**Source excerpt**

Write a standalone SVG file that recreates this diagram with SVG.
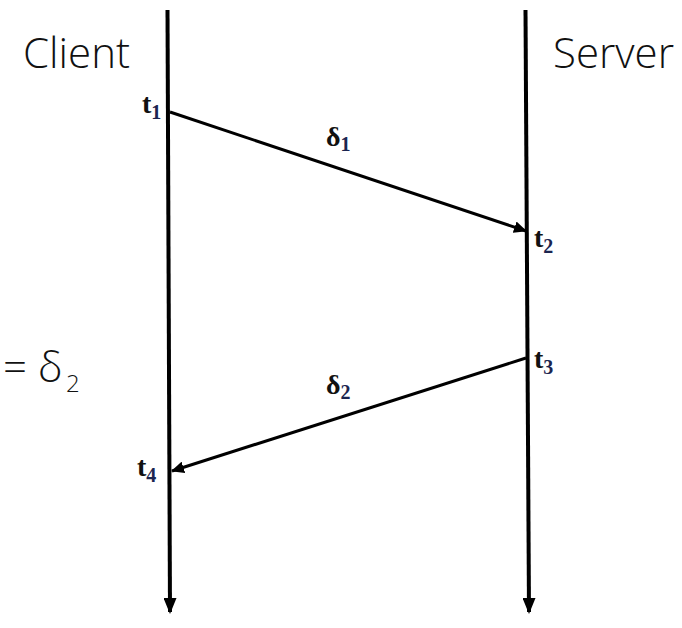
<svg xmlns="http://www.w3.org/2000/svg" width="682" height="628" viewBox="0 0 682 628">
  <defs>
    <style>
      .title { font-family: "Open Sans", "Liberation Sans", sans-serif; font-weight: 300; font-size: 42px; fill: #111; }
      .eqsub { font-family: "Open Sans", "Liberation Sans", sans-serif; font-weight: 300; font-size: 24px; fill: #111; }
      .lbl { font-family: "Liberation Serif", serif; font-weight: bold; font-size: 28px; fill: #111; }
      .sub { font-size: 20px; fill: #1b2550; }
      .life { stroke: #000; stroke-width: 4; fill: none; }
      .msg { stroke: #000; stroke-width: 3; fill: none; }
    </style>
    <marker id="headBig" viewBox="0 0 16 13" refX="14" refY="6.5" markerWidth="16" markerHeight="13" markerUnits="userSpaceOnUse" orient="auto">
      <path d="M0,0 L16,6.5 L0,13 Z" fill="#000"/>
    </marker>
    <marker id="headSmall" viewBox="0 0 13 12" refX="12" refY="6" markerWidth="13" markerHeight="12" markerUnits="userSpaceOnUse" orient="auto">
      <path d="M0,0 L13,6 L0,12 Z" fill="#000"/>
    </marker>
  </defs>

  <g id="client">
    <text class="title" x="23" y="68">Client</text>
  </g>
  <g id="server">
    <text class="title" x="553" y="68">Server</text>
  </g>
  <g id="equation">
    <text class="title" x="3" y="382">= δ</text>
    <text class="eqsub" x="66" y="392">2</text>
  </g>

  <g id="labels">
    <text class="lbl" x="142" y="113">t<tspan class="sub" dy="6">1</tspan></text>
    <text class="lbl" x="534" y="247">t<tspan class="sub" dy="6">2</tspan></text>
    <text class="lbl" x="534" y="368">t<tspan class="sub" dy="6">3</tspan></text>
    <text class="lbl" x="137" y="476">t<tspan class="sub" dy="6">4</tspan></text>
    <text class="lbl" x="326" y="146">δ<tspan class="sub" dy="5">1</tspan></text>
    <text class="lbl" x="326" y="394">δ<tspan class="sub" dy="5">2</tspan></text>
  </g>

  <g id="connectors">
    <line class="life" x1="167.5" y1="10" x2="170" y2="612"/>
    <line class="life" x1="525.5" y1="10" x2="529" y2="612"/>
    <line class="life" x1="170" y1="610" x2="170" y2="612" marker-end="url(#headBig)"/>
    <line class="life" x1="529" y1="610" x2="529" y2="612" marker-end="url(#headBig)"/>
    <line class="msg" x1="170" y1="112" x2="526" y2="231" marker-end="url(#headSmall)"/>
    <line class="msg" x1="526" y1="358" x2="172" y2="471" marker-end="url(#headSmall)"/>
  </g>
</svg>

**Problem**
Copy out each line word for word, please, skipping the images.

**Result of the exercise**
Write a standalone SVG file that recreates this diagram with SVG.
<svg xmlns="http://www.w3.org/2000/svg" width="682" height="628" viewBox="0 0 682 628">
  <defs>
    <style>
      .title { font-family: "Open Sans", "Liberation Sans", sans-serif; font-weight: 300; font-size: 42px; fill: #111; }
      .eqsub { font-family: "Open Sans", "Liberation Sans", sans-serif; font-weight: 300; font-size: 24px; fill: #111; }
      .lbl { font-family: "Liberation Serif", serif; font-weight: bold; font-size: 28px; fill: #111; }
      .sub { font-size: 20px; fill: #1b2550; }
      .life { stroke: #000; stroke-width: 4; fill: none; }
      .msg { stroke: #000; stroke-width: 3; fill: none; }
    </style>
    <marker id="headBig" viewBox="0 0 16 13" refX="14" refY="6.5" markerWidth="16" markerHeight="13" markerUnits="userSpaceOnUse" orient="auto">
      <path d="M0,0 L16,6.5 L0,13 Z" fill="#000"/>
    </marker>
    <marker id="headSmall" viewBox="0 0 13 12" refX="12" refY="6" markerWidth="13" markerHeight="12" markerUnits="userSpaceOnUse" orient="auto">
      <path d="M0,0 L13,6 L0,12 Z" fill="#000"/>
    </marker>
  </defs>

  <g id="client">
    <text class="title" x="23" y="68">Client</text>
  </g>
  <g id="server">
    <text class="title" x="553" y="68">Server</text>
  </g>
  <g id="equation">
    <text class="title" x="3" y="382">= δ</text>
    <text class="eqsub" x="66" y="392">2</text>
  </g>

  <g id="labels">
    <text class="lbl" x="142" y="113">t<tspan class="sub" dy="6">1</tspan></text>
    <text class="lbl" x="534" y="247">t<tspan class="sub" dy="6">2</tspan></text>
    <text class="lbl" x="534" y="368">t<tspan class="sub" dy="6">3</tspan></text>
    <text class="lbl" x="137" y="476">t<tspan class="sub" dy="6">4</tspan></text>
    <text class="lbl" x="326" y="146">δ<tspan class="sub" dy="5">1</tspan></text>
    <text class="lbl" x="326" y="394">δ<tspan class="sub" dy="5">2</tspan></text>
  </g>

  <g id="connectors">
    <line class="life" x1="167.5" y1="10" x2="170" y2="612"/>
    <line class="life" x1="525.5" y1="10" x2="529" y2="612"/>
    <line class="life" x1="170" y1="610" x2="170" y2="612" marker-end="url(#headBig)"/>
    <line class="life" x1="529" y1="610" x2="529" y2="612" marker-end="url(#headBig)"/>
    <line class="msg" x1="170" y1="112" x2="526" y2="231" marker-end="url(#headSmall)"/>
    <line class="msg" x1="526" y1="358" x2="172" y2="471" marker-end="url(#headSmall)"/>
  </g>
</svg>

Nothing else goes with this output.